We were stuck in Gander for a week, waiting for a plane to be flown up from Presque Isle, Maine. During the week the inspector general, the pilot and I, -- I invited because I was a graduate of the Inspector General Officer Candidate School -- drank Port. It was the only wine available, so it was Port and more Port as the inspector general and the pilot studied the plane's blueprints and mechanicals. Frequently they clinked glasses and laughed together. That experience was my introduction to Port and to wine.
From mid-December through mid-March, Port in its varieties is my winter garment of content, and I recommend Port for cold weather sipping. I forswear the rich desserts of other months and opt for Portuguese Ports with walnuts, fruit and piquant Stilton or green/blue veined cheese.
Port is a luscious sweet wine, fortified with 25 percent brandy distilled from wine of its own grapes. When fermentation is halted with addition of the brandy, the alcohol level is raised to between 19 and 21 percent and the wine's sweetness is completed at 8 or 9 percent residual sugar.
The greatest Port - and the most expensive - is Vintage Port that is "declared" about three times in a decade: The shipper will declare a Vintage Port if growing conditions are perfect and, if after two years aging in casks, the wine shows superior qualities. Only about 2 percent of wine produced in a declared year is made into Vintage Port. The wine usually requires 10 to 30 years bottle aging before it reaches its prime. And what a prime it is!
Vintage Ports are robust, rich, intense and complex with sweet flavors reminiscent of chocolate, cherries, coffee, spices, raisins, toasted nuts and, sometimes, violets. They have enough alcohol, tannin and tart fruit acids to neutralize cloying.
Port fanciers likewise prize 10- and 20 year old Tawny Ports. They are lighter bodied, more velvety and more amiable than Vintage Port; they mature after many years aging in barrels. Color is orange/brownish/red from extended wood contact and some barrel oxidation. They are sweet, although drier, and less expensive than Vintage Port and generally smell and taste of walnuts, spices, smoke and musty dried fruit. They are immediately drinkable because aging is completed in the cask.
The best Port values are Late Bottled Vintage (LBV on some labels) and Single Vineyard Ports. LBV spends longer time in the cask than Vintage Port and must be bottle by the sixth year after harvest. Single Vineyard Ports are bottled after two years in wood and released after two years bottle. Both wines are drinkable upon purchase.

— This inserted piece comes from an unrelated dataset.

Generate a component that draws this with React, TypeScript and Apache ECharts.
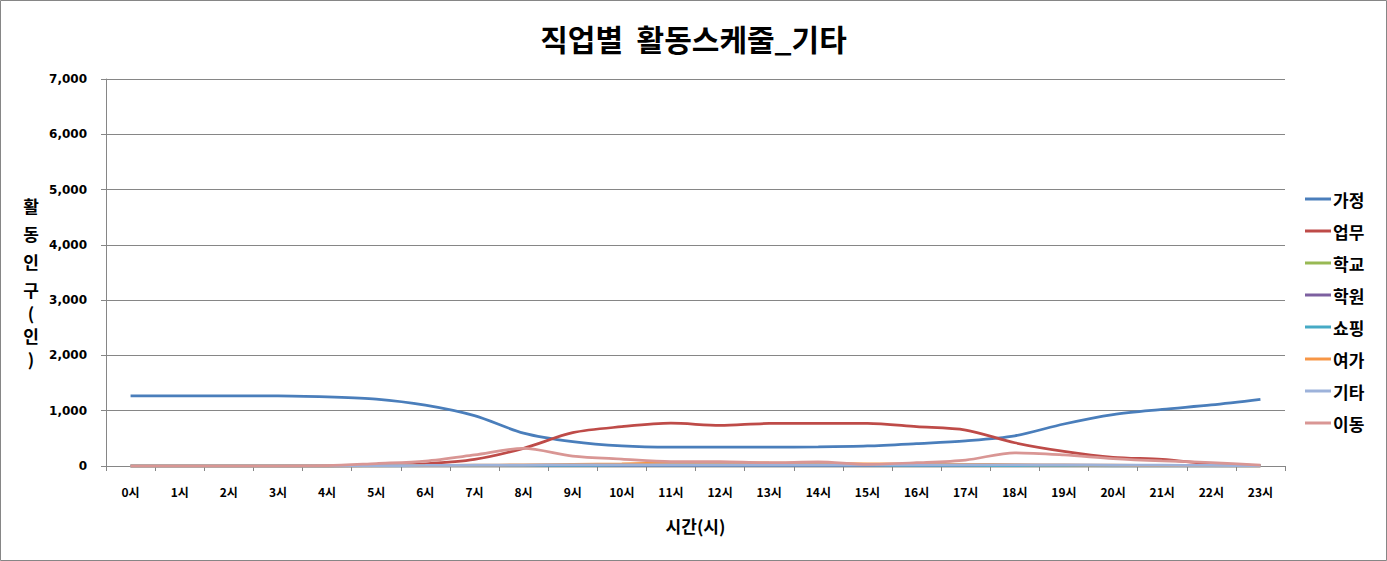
import React, { useEffect, useRef } from "react";
import * as echarts from "echarts";

const hours = ["0시","1시","2시","3시","4시","5시","6시","7시","8시","9시","10시","11시","12시","13시","14시","15시","16시","17시","18시","19시","20시","21시","22시","23시"];
const seriesNames = ["가정","업무","학교","학원","쇼핑","여가","기타","이동"];
const home = [1270,1270,1270,1270,1250,1210,1100,910,595,440,362,340,340,340,345,362,405,455,545,760,930,1025,1105,1206];
const work = [0,0,0,0,0,10,40,120,320,603,711,775,735,770,770,770,711,650,420,265,157,120,40,12];
const school = [0,0,0,0,0,0,0,0,0,0,0,0,0,0,0,0,0,0,0,0,0,0,0,0];
const academy = [0,0,0,0,0,0,0,0,0,0,0,0,0,0,0,0,0,0,0,0,0,0,0,0];
const shopping = [0,0,0,0,0,2,5,8,10,12,14,15,15,15,15,14,12,10,8,6,4,3,2,1];
const leisure = [0,0,0,0,0,3,8,15,20,30,40,55,60,55,50,40,35,30,25,20,15,10,5,2];
const etc = [0,0,0,0,0,5,10,15,18,20,22,22,22,22,22,22,22,22,22,20,18,14,10,5];
const move = [0,0,0,0,5,45,90,200,320,180,125,80,78,60,75,30,60,108,238,200,135,92,62,15];
const yTicks = [0,1000,2000,3000,4000,5000,6000,7000];
const colors = ["#4A7EBB","#BE4B48","#98B954","#7D60A0","#46AAC5","#F79646","#9DB2DA","#D99694"];

const FONT = "'Noto Sans CJK KR', 'Noto Sans', sans-serif";
const NUMFONT = "'DejaVu Sans', 'Noto Sans CJK KR', sans-serif";

export default function App() {
  const ref = useRef<HTMLDivElement>(null);
  useEffect(() => {
    document.body.style.margin = "0";
    const chart = echarts.init(ref.current!, undefined, { renderer: "svg" });
    const datas = [home, work, school, academy, shopping, leisure, etc, move];
    chart.setOption({
      animation: false,
      backgroundColor: "#ffffff",
      color: colors,
      textStyle: { fontFamily: FONT },
      title: {
        text: "직업별  활동스케줄_기타",
        left: "center",
        top: 18,
        textStyle: { fontFamily: FONT, fontSize: 30, fontWeight: "bold", color: "#000" },
      },
      legend: {
        orient: "vertical",
        left: 1300,
        top: 185,
        icon: "rect",
        itemWidth: 26,
        itemHeight: 3,
        itemGap: 14,
        textStyle: { fontFamily: FONT, fontSize: 17, fontWeight: "bold", color: "#000", lineHeight: 18, padding: [0, 0, 0, -3] },
        data: seriesNames,
      },
      grid: { left: 106, right: 102, top: 79, bottom: 95, containLabel: false },
      xAxis: {
        type: "category",
        data: hours,
        boundaryGap: true,
        axisLine: { lineStyle: { color: "#868686" } },
        axisTick: { show: true, length: 5, lineStyle: { color: "#868686" } },
        axisLabel: { color: "#000", fontFamily: FONT, fontSize: 12, fontWeight: "bold", margin: 19, interval: 0 },
        name: "시간(시)",
        nameLocation: "middle",
        nameGap: 51,
        nameTextStyle: { color: "#000", fontFamily: FONT, fontSize: 17, fontWeight: "bold" },
      },
      yAxis: {
        type: "value",
        min: yTicks[0],
        max: yTicks[yTicks.length - 1],
        interval: 1000,
        axisLine: { show: true, lineStyle: { color: "#868686" } },
        axisTick: { show: true, length: 5, lineStyle: { color: "#868686" } },
        splitLine: { lineStyle: { color: "#868686", width: 1 } },
        axisLabel: {
          color: "#000", fontFamily: NUMFONT, fontSize: 12, fontWeight: "bold", margin: 19,
          formatter: (v: number) => v.toLocaleString("en-US"),
        },
      },
      graphic: [
        {
          type: "rect",
          shape: { x: 0.5, y: 0.5, width: 1386, height: 560 },
          style: { fill: "none", stroke: "#868686", lineWidth: 1 },
          silent: true,
        },
        {
          type: "text",
          x: 31,
          y: 191,
          style: {
            text: "{c|활}\n{c|동}\n{c|인}\n{c|구}\n{p|(}\n{c|인}\n{p|)}",
            align: "center",
            rich: {
              c: { fontFamily: FONT, fontSize: 17, fontWeight: "bold", fill: "#000", lineHeight: 28 },
              p: { fontFamily: FONT, fontSize: 17, fontWeight: "bold", fill: "#000", lineHeight: 18 },
            },
          },
        },
      ],
      series: seriesNames.map((name, i) => ({
        name,
        type: "line",
        data: datas[i],
        smooth: 0.3,
        symbol: "none",
        lineStyle: { width: 2.75, color: colors[i] },
        itemStyle: { color: colors[i] },
      })),
    });
    return () => chart.dispose();
  }, []);
  return <div ref={ref} style={{ width: 1387, height: 561 }} />;
}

Ruby Port is the most available and the least expensive Port. Blended with young fresh wines, it is packed with straightforward sweet fruit but it lacks the complexity and silkiness of aged Vintage and Tawny Ports. It is bottled young, consumed young and pleasing to newcomers to Port.
A word about the aforementioned cheeses: With Stilton, the Port develops additional flavors butterscotch, caramel and vanilla where none had existed. And continuing to sip with the cheese, different flavor emerge…and emerge. Try it!
Relaxed now, sipping the heady Tawny Port, I wanted to show off with my famous Port quotation and charm the lovely ladies, but a passerby wanted my attention. So the lovely ladies didn't get to hear the quotation, which I always deliver with dramatic and impressive (I think) thespian intonation:
"When I depart this earth/ to appear before my beloved Lord/ to account for all my sins/ which indeed have been many and scarlet/ I shall say to Him: 'Lord, I cannot remember the name of the village/ I do not even recollect the name of the girl /but the wine…ah, the wine, dear Lord/ was…Vintage Port!' "
Wine Pick: Stephen Ross Wine Cellars "Bien Nacido Vineyard" Pinot Noir 2001, $39.99. Here's Burgundy come to Central Massachusetts at considerably less than the price of the so-called "real" Pinot Noir. Sniff and taste cherries, raspberries, spices, toasty briarwood, white pepper. Other tasters detected game, leather and cinnamon. Recommended highly.
Wine Pick: (The New) Woodbridge Select Vineyard Series Fish Net Creek Old Vines Zinfandel 2000, around $11. Blended with Barbera, Syrah and Carignane, this zin has it all! Find luscious aromas and flavors of raspberries, blackberries, varied dried spices with balancing black pepper and added oak complexity from 15 months barrel aging. Buy it and enjoy the flavor and price.
Wine Pick: Reynolds Vineyards Reserve Sauvignon Blanc 2002, $15. Complexity from added Semillon and Verdelho, this beauty confirms Australia's emergence as a top producer of Sauvignon Blanc. Sniff and taste tropical, citrus and gooseberries fruits with added complexity from nuances of green olives, sweet grass, vanilla and oak. Nice wine, that is hard to put down once you start sipping.
Wine Pick: Dry Creek Reserve Chardonnay 2000, around $23. Enjoy aromas of fresh mango and papaya and flavors of delicious peach and apples underlaid with vanilla oak richness; acidity balance, smooth swallow and lengthy aftertaste afford delightful sipping. Some of us tasted it recently at a wine dinner and hailed it as the dinner's outstanding white wine.